A falta de um consenso conceitual para designar os indivíduos que se deslocam por motivos das alterações climáticas é a maior dificuldade enfrentada, por estes migrantes/refugiados e vai muito para além das inerentes ao abandono dos seus países ou locais de origem. A expressão “refugiado ambiental” não é reconhecida pelo direito internacional com o argumento de que o termo “refugiado ambiental” poderia gerar confusão em relação aos refugiados, denominados como tal, pela Convenção Relativa ao Estatuto do Refugiado de 1951. Ou seja, atualmente, só é considerado refugiado aquele que é obrigado a deixar seu país devido a perseguições políticas, conflitos armados, violência generalizada ou violação massiva dos direitos humanos. Os afetados pelas alterações climáticas não se enquadram como tal.

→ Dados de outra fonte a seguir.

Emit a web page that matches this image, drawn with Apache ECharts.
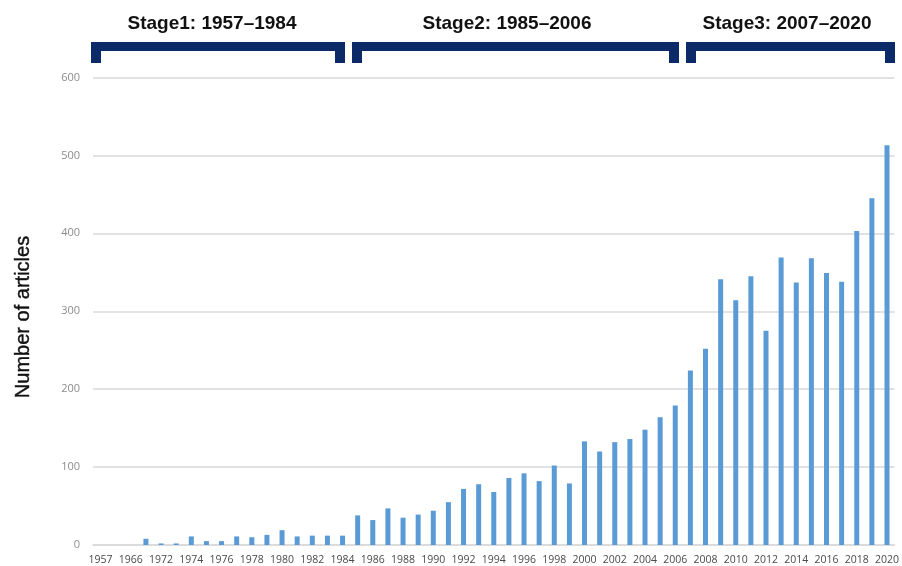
<!DOCTYPE html>
<html>
<head>
<meta charset="utf-8">
<script src="https://cdn.jsdelivr.net/npm/echarts@6/dist/echarts.min.js"></script>
<style>
html,body{margin:0;padding:0;background:#fff;}
#chart{width:902px;height:566px;}
</style>
</head>
<body>
<div id="chart"></div>
<script>
const years = ['1957','1963','1966','1971','1972','1973','1974','1975','1976','1977','1978','1979','1980','1981','1982','1983','1984',
  '1985','1986','1987','1988','1989','1990','1991','1992','1993','1994','1995','1996','1997','1998','1999','2000',
  '2001','2002','2003','2004','2005','2006','2007','2008','2009','2010','2011','2012','2013','2014','2015','2016','2017','2018','2019','2020'];
const articles = [0,0,0,8,2,2,11,5,5,11,10,13,19,11,12,12,12,
  38,32,47,35,39,44,55,72,78,68,86,92,82,102,79,133,
  120,132,136,148,164,179,224,252,341,314,345,275,369,337,368,349,338,403,445,513];
const yTicks = [0,100,200,300,400,500,600];
const stages = [
  {label:'Stage1: 1957\u20131984', x0:91, x1:345, tx:212},
  {label:'Stage2: 1985\u20132006', x0:352, x1:679, tx:507},
  {label:'Stage3: 2007\u20132020', x0:686, x1:895, tx:787}
];

const navy = '#0c2a68';
const graphics = [];
stages.forEach(s => {
  graphics.push({type:'rect', shape:{x:s.x0, y:42, width:s.x1-s.x0, height:9}, style:{fill:navy}});
  graphics.push({type:'rect', shape:{x:s.x0, y:42, width:10, height:21}, style:{fill:navy}});
  graphics.push({type:'rect', shape:{x:s.x1-10, y:42, width:10, height:21}, style:{fill:navy}});
  graphics.push({type:'text', x:s.tx, y:24, style:{text:s.label, fill:'#111', font:'bold 19px "Liberation Sans", Arial, sans-serif', textAlign:'center', textVerticalAlign:'middle'}});
});
graphics.push({type:'text', x:23, y:317, rotation:Math.PI/2, style:{text:'Number of articles', fill:'#111', stroke:'#111', lineWidth:0.4, font:'20px "Liberation Sans", Arial, sans-serif', textAlign:'center', textVerticalAlign:'middle'}});

const chart = echarts.init(document.getElementById('chart'), null, {renderer:'canvas'});
chart.setOption({
  animation:false,
  backgroundColor:'#fff',
  grid:{left:93, right:6.5, top:77.5, bottom:19.5, containLabel:false},
  xAxis:{
    type:'category', data:years,
    axisTick:{show:false},
    axisLine:{lineStyle:{color:'#d9d9d9', width:1.5}},
    axisLabel:{interval:1, color:'#4a4a4a', fontSize:10.5, margin:10, fontFamily:'"Open Sans", "Liberation Sans", sans-serif'}
  },
  yAxis:{
    type:'value', min:yTicks[0], max:yTicks[yTicks.length-1], interval:100,
    axisLine:{show:false}, axisTick:{show:false},
    splitLine:{lineStyle:{color:'#d9d9d9', width:1.5}},
    axisLabel:{color:'#8c8c8c', fontSize:11, margin:13, fontFamily:'"Open Sans", "Liberation Sans", sans-serif'}
  },
  series:[{type:'bar', data:articles, barWidth:5, itemStyle:{color:'#5b9bd5'}}],
  graphic:graphics
});
</script>
</body>
</html>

Se hoje os líderes políticos já estão em falha com os atuais refugiados ao não legitimar, no atual regime de asilo, a procura por refúgio dos que já sofrem e cujos números são ainda bem menores, não nos devemos questionar, individualmente e coletivamente, como é que os Estados e sociedades pertentem lidar futuramente com o tendencial aumento dos migrantes/refugiados em consequência de alterações climáticas quando os especialistas preveem, no melhor dos cenários, até 2050 pelo menos mais 200 milhões?

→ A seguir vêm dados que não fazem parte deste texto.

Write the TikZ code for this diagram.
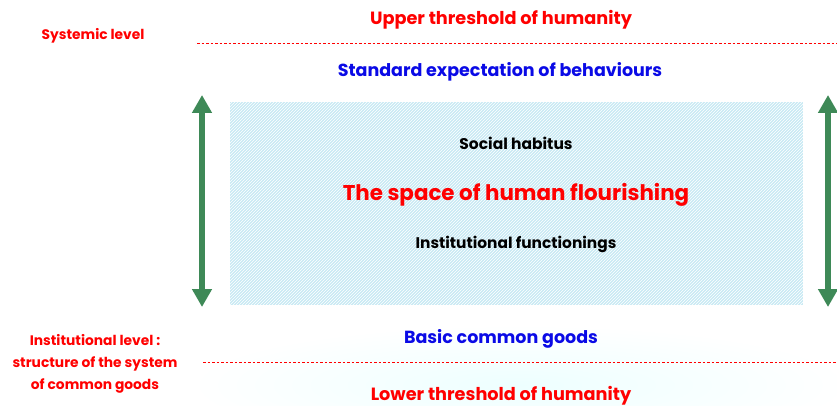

Todos nos lembramos do filme The Terminal (Terminal de aeroporto) de Steven Spielberg (2004) que narra a história de Viktor Navorski, protagonizado por Tom Hanks, preso num terminal de aeroporto, por ter sua entrada nos Estados Unidos negada e, também, não poder retornar ao seu país de origem, a fictícia Krakozhia, que devido a um golpe de Estado o deixou sem nacionalidade.

Hoje, quais Viktor Navorski, os grandes fluxos de migrantes/refugiados “climáticos” que, também sem pátria, erram pelas estradas do mundo numa migração forçada e sem destino são uma das principais calamidades do planeta e da humanidade.

É um facto inegável que as alterações climáticas estão a ter os seus efeitos. Os exemplos, são os mais variados e vão muito além dos que nos é dado a conhecer.

As alterações climáticas também destabilizam sociedades, desencadeiam conflitos e forçam pessoas a saírem dos seus países.

Em função do que é factual urge redefinir o estatuto de refugiado, porque o que existe é redutor!